I have a bad case of fly-on-the wall syndrome, and Black Friday was practically a religious holiday for me. I used to dearly love getting up in the wee hours and stumbling in the dark to the biggest store in the area to be a part of the hustle and bustle. Blame my psych degree, but I do love watching how people
misbehave in groups. Here’s the really funny part. I’d show up at four in the morning, Edward in hand and ready for action. With all of my shopping already done. That’s right. I would stand in line to get into the store, wander around for a couple of hours and leave without buying a thing. I know. It’s a sickness. But it was fascinating to me. I liked to see what kind of stuff everybody else is getting, what they were willing to fight and die to possess.

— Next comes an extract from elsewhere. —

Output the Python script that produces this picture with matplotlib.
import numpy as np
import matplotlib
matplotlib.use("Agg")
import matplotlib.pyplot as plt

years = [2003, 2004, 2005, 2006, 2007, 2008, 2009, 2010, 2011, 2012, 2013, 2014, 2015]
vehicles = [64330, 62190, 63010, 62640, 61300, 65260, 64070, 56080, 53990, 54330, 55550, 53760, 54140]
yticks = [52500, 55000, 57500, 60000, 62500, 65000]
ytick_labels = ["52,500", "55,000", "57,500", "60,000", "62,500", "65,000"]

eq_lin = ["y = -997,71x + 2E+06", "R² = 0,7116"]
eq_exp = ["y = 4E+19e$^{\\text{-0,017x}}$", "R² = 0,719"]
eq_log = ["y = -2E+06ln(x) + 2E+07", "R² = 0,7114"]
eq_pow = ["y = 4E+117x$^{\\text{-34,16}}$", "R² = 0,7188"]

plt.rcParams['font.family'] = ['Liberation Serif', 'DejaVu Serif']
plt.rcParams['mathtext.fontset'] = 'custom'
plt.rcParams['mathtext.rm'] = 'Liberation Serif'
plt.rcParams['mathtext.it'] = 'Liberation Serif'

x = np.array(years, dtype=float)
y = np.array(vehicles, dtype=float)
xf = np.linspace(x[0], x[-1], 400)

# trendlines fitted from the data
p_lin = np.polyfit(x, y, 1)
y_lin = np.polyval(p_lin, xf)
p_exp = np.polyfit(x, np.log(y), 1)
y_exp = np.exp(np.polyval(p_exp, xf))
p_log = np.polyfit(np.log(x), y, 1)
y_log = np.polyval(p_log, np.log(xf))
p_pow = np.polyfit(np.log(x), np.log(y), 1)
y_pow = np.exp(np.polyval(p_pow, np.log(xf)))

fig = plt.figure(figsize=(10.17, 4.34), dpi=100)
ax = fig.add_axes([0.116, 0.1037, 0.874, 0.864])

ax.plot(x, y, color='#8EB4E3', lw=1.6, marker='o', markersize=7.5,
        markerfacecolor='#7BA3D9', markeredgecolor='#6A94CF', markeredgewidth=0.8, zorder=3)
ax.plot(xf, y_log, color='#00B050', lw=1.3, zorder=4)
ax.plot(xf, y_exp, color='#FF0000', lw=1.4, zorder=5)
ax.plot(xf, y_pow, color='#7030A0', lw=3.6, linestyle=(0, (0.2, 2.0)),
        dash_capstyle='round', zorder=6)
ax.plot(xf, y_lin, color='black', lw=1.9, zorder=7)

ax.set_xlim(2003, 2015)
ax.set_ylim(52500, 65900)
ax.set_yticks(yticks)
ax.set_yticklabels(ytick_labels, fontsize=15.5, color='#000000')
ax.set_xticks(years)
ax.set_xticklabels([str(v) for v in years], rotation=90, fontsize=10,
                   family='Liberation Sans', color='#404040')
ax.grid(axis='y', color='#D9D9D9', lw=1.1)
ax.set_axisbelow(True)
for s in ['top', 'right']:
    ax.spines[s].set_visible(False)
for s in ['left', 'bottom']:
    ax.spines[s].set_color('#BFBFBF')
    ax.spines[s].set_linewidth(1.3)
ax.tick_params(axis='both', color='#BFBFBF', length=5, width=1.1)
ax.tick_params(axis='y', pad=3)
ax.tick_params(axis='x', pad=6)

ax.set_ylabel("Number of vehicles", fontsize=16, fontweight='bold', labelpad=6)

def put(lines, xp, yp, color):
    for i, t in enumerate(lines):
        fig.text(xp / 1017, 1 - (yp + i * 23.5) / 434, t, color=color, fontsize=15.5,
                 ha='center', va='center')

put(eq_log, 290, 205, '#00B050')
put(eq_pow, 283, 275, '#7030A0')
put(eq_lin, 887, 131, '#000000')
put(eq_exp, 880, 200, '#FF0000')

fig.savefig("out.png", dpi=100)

Maybe there is something wrong with me. Maybe I have a $10 yard sale television (true story) because I don’t have the passion in my heart. Maybe if I was a more motivated person, I’d have a 50 inch flat screen. That I purchased for $1.99 at Big Buy Mart on Black Friday. But the truth is, while I love watching people score that awesome holiday bargain, I don’t want to spend the money myself. Or put myself at risk of great bodily harm. But I do love to read the ads, make lists, pretend like I’m going to shop.

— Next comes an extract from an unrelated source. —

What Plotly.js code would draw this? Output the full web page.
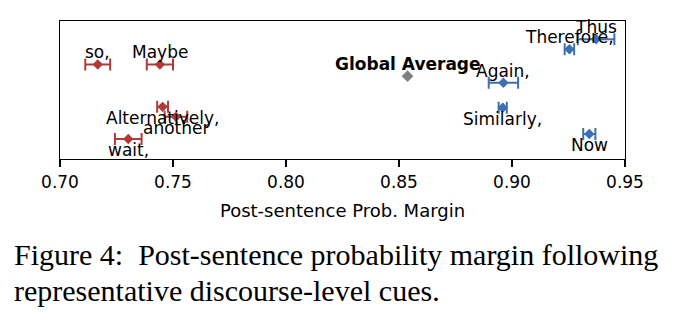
<!DOCTYPE html>
<html>
<head>
<meta charset="utf-8">
<script src="https://cdn.plot.ly/plotly-3.0.1.min.js"></script>
<style>html,body{margin:0;padding:0;background:#fff;}#chart{width:686px;height:325px;}</style>
</head>
<body>
<div id="chart"></div>
<script>
// Red group (lower margin cues)
const redCues = ["so,", "Maybe", "Alternatively,", "another", "wait,"];
const redMean = [0.7167, 0.7442, 0.7454, 0.7513, 0.7302];
const redErr  = [0.0055, 0.0058, 0.0024, 0.0050, 0.0059];
const redY    = [0.685, 0.685, 0.378, 0.306, 0.145];
const redLabelPos = ["above", "above", "below", "below", "below"];

// Blue group (higher margin cues)
const blueCues = ["Thus", "Therefore,", "Again,", "Similarly,", "Now"];
const blueMean = [0.9372, 0.9254, 0.8962, 0.8959, 0.9342];
const blueErr  = [0.0081, 0.0021, 0.0065, 0.0018, 0.0027];
const blueY    = [0.868, 0.795, 0.552, 0.371, 0.181];
const blueLabelPos = ["above", "above", "above", "below", "below"];

// Global average
const globalLabel = ["Global Average"];
const globalMean = [0.8538];
const globalY = [0.600];

// Axis ticks
const xTicks = [0.70, 0.75, 0.80, 0.85, 0.90, 0.95];
const xTickText = ["0.70", "0.75", "0.80", "0.85", "0.90", "0.95"];

const captionLines = [
  "Figure 4:  Post-sentence probability margin following",
  "representative discourse-level cues."
];

const RED = "#b03a3a", BLUE = "#3d70b2", GREY = "#808080";
const FONT = "DejaVu Sans, sans-serif";
const SERIF = "Liberation Serif, Times New Roman, serif";

function grp(x, y, e, color) {
  return {
    type: "scatter", mode: "markers", x: x, y: y,
    marker: {symbol: "diamond", size: 8, color: color},
    error_x: {type: "data", array: e, visible: true, color: color, thickness: 2, width: 6},
    hoverinfo: "skip", showlegend: false, cliponaxis: false
  };
}

const traces = [
  grp(redMean, redY, redErr, RED),
  grp(blueMean, blueY, blueErr, BLUE),
  {type: "scatter", mode: "markers", x: globalMean, y: globalY,
   marker: {symbol: "diamond", size: 9, color: GREY}, showlegend: false, hoverinfo: "skip"}
];

const annotations = [];
function addLabels(names, xs, ys, pos, bold) {
  names.forEach((n, i) => {
    annotations.push({
      x: xs[i], y: ys[i], xref: "x", yref: "y",
      text: bold ? "<b>" + n + "</b>" : n,
      showarrow: false, xanchor: "center", yanchor: "middle",
      yshift: pos[i] === "above" ? 12 : -11,
      font: {family: FONT, size: 17, color: "#000"}
    });
  });
}
addLabels(redCues, redMean, redY, redLabelPos, false);
addLabels(blueCues, blueMean, blueY, blueLabelPos, false);
addLabels(globalLabel, globalMean, globalY, ["above"], true);

const captionY = [-0.694, -0.950];
captionLines.forEach((t, i) => {
  annotations.push({
    xref: "paper", yref: "paper", x: -0.085, y: captionY[i],
    xanchor: "left", yanchor: "middle", align: "left", showarrow: false,
    text: t,
    font: {family: SERIF, size: 30, color: "#000"}
  });
});

const layout = {
  width: 686, height: 325,
  margin: {l: 60, r: 61, t: 21, b: 166},
  paper_bgcolor: "#fff", plot_bgcolor: "#fff",
  font: {family: FONT, size: 17, color: "#000"},
  xaxis: {
    range: [0.70, 0.95], tickvals: xTicks, ticktext: xTickText,
    ticks: "outside", ticklen: 7, tickwidth: 1.3, tickcolor: "#000",
    showline: true, linecolor: "#000", linewidth: 1.3, mirror: true,
    showgrid: false, zeroline: false,
    tickfont: {family: FONT, size: 17},
    title: {text: "Post-sentence Prob. Margin", font: {family: FONT, size: 18}, standoff: 13}
  },
  yaxis: {
    range: [0, 1], showticklabels: false, ticks: "",
    showline: true, linecolor: "#000", linewidth: 1.3, mirror: true,
    showgrid: false, zeroline: false
  },
  annotations: annotations
};

Plotly.newPlot("chart", traces, layout, {displayModeBar: false, staticPlot: true});
</script>
</body>
</html>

One of my favorite Black Friday trips happened three years ago. I went with my mom, sister and aunt. We divided up the list, scoured maps, and strategized like we were planning to stage a military coup. They are the type who stay in phone-contact and have pre-determined meeting spots. Tiny catch. I don’t have a cell. So one of them lent me theirs. So sweet. But I didn’t remember to actually answer it. Sure, I heard the ring tone, but I didn’t recognize it. Or even notice it as I perused $5 flash-drives. And when I finally realized it was my pocket that was ringing, I didn’t know which button to push to answer the phone. They found me an hour later in frozen foods. People watching. They haven’t asked me back.
I don’t go anymore. Maybe I am maturing. Maybe I am just becoming more aware of my own mortality. Those people out there are crazy. I’ve seen the youtube videos from Friday, and there is entirely too much screaming. The only time shopping should involve any screaming at all is if you’re a twelve-year old girl who just scored the last autographed Justin Bieber poster. No exceptions. Okay, maybe if you’re the next girl in line and your pre-teen heart is broken. Waffle irons are not worth hysterics. Even if they’re $2. Even if they’re free.
My new philosophy. If I want to see grown people beat each other senseless over a meaningless object, I’ll just turn on a hockey game. Shopping shouldn’t be a contact sport.